Venerdì 19 Aprile 2024

No, i vaccini devono essere un bene comune

Lorenzo

Guadagnucci

La pandemia di Covid-19 è per definizione una sfida globale. Il virus non conosce confini e passa da un continente all’altro con una facilità che nessun altro virus ha mai avuto nella storia. La risposta non può che essere globale. Nella prevenzione delle zoonosi (il passaggio degli agenti patogeni dagli animali all’uomo) e quindi con la tutela degli ecosistemi e della vita selvatica dall’invadenza delle attività umane, e nella lotta al contagio e alla malattia attraverso i vaccini e i farmaci, che andrebbero considerati come beni comuni dell’umanità. Gli Usa, come l’Unione europea e altri Paesi appartenenti all’élite economica del mondo preferiscono fare da soli e si accaparrano i vaccini, sulla spinta di opinioni pubbliche nazionali che chiedono risposte immediate e in apparenza efficaci.

Ma è una strategia di corto respiro.
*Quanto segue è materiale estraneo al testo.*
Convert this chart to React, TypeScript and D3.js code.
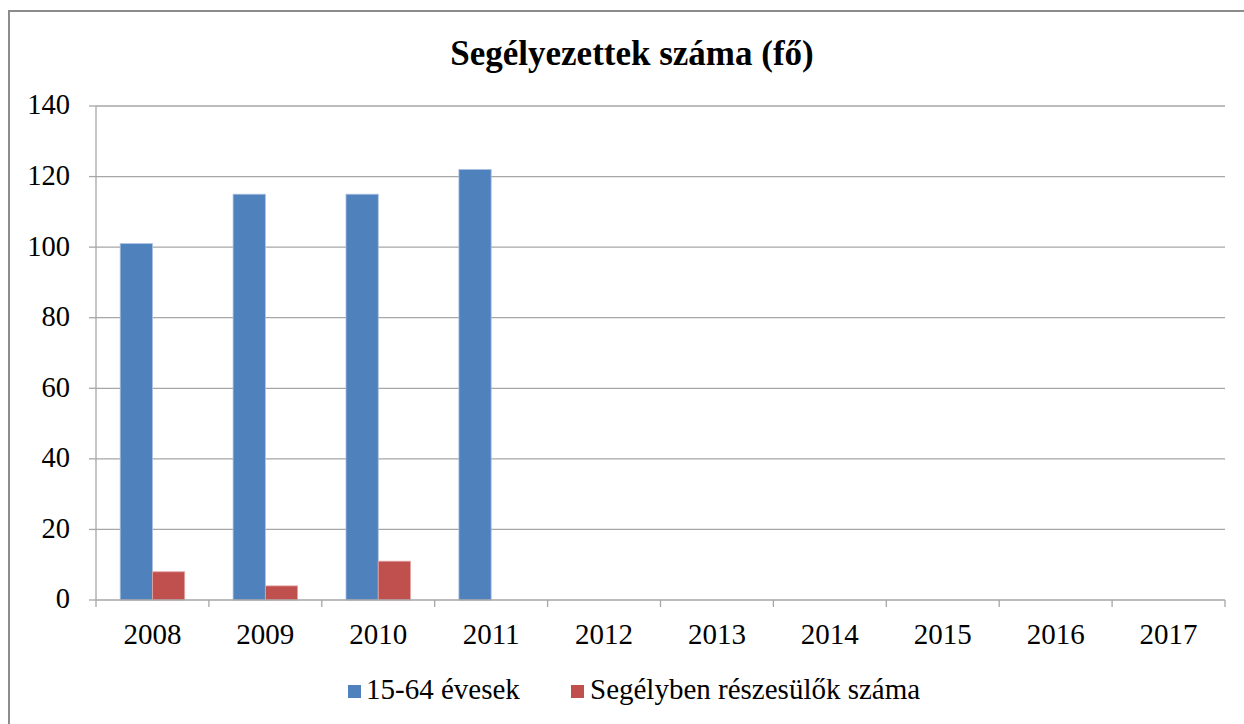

La distribuzione irregolare dei vaccini favorisce la formazione di varianti del virus potenzialmente resistenti e c’è il rischio di dover ricominciare daccapo, visto che non è possibile né desiderabile, per nessuno stato, blindare le proprie popolazioni una volta immunizzate. Contro la pandemia serve una campagna di vaccinazioni su scala globale, come previsto dal piano Covax messo a punto dall’Oms col sostegno dell’Ue, finanziato però in modo insufficiente. Oggi prevalgono gli egoismi, ma una pandemia si può affrontare con successo solo con la cooperazione. Serve una risposta non di stato ma di specie. Lì, presto o tardi (speriamo presto), dovremo arrivare.